Anthony Halperin, a Trustee of the Patients Association, said: “Nursing staff see that there are higher rewards in the private sector while doctors and dentists no longer see medicine as a career for life, or are having their hours cut back by European legislation. All of this has negative outcomes for patients.” A man attending a town meeting in America and who opposes the Democrats’ reform plan said on Fox News, (and replayed on BBC): “Have you seen British teeth?”

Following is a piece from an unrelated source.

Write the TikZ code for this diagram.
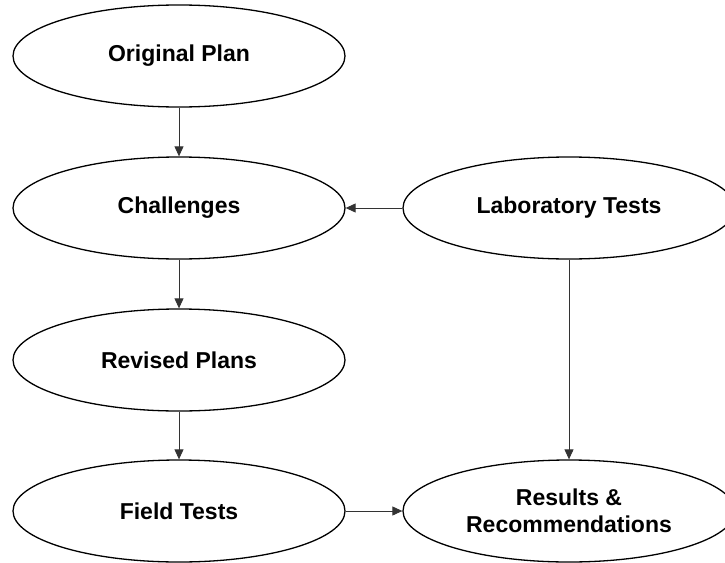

Anyone wishing to revise America’s medical system and model it after Britain and Canada ought to thoroughly examine how these health care systems function before plunging into the same pool. A reasonable conclusion is that these systems require long waits and treatments (if you can get them) that are inferior to the U.S., based on government “guidelines” that frequently approve care only if the patient is deemed “worthy of the investment.”
As a symbol, Adolf Hitler has been overused, but the philosophy behind the horrors he unleashed can be found in the beliefs of some of those who would use the power of the state to determine who gets help and who doesn’t.
The 1933 Sterilization Law was one of Hitler’s first acts after taking power. Called “The Law for the Prevention of Genetically Diseased Offspring,” it required compulsory sterilizations for those deemed by the state to be “racially unsound,” including people with disabilities.
In a posting on the Huntington’s Disease Website (http://www.hdac.org/features/article.ph ... Number=384), Phil Hardt, who along with his wife visited the Holocaust Museum in Washington to study the Third Reich’s view of medicine and the sick, reached this conclusion: “Perhaps when you reduce a human being to nothing more than an ‘element,’ they somehow become easier to abuse and later kill.”
As with a journey, so it is with inhumanity: both begin with a single step.
"There are problems with the NHS! Therefore anyone who wants to adopt that system must be criminally insane!" Also I love his bit at the end saying "Hitler has been over used, but surely this is Hitlerish! And look! He passed a law dealing with Healthcare too! Just like Obama wants to do! See what I'm saying!"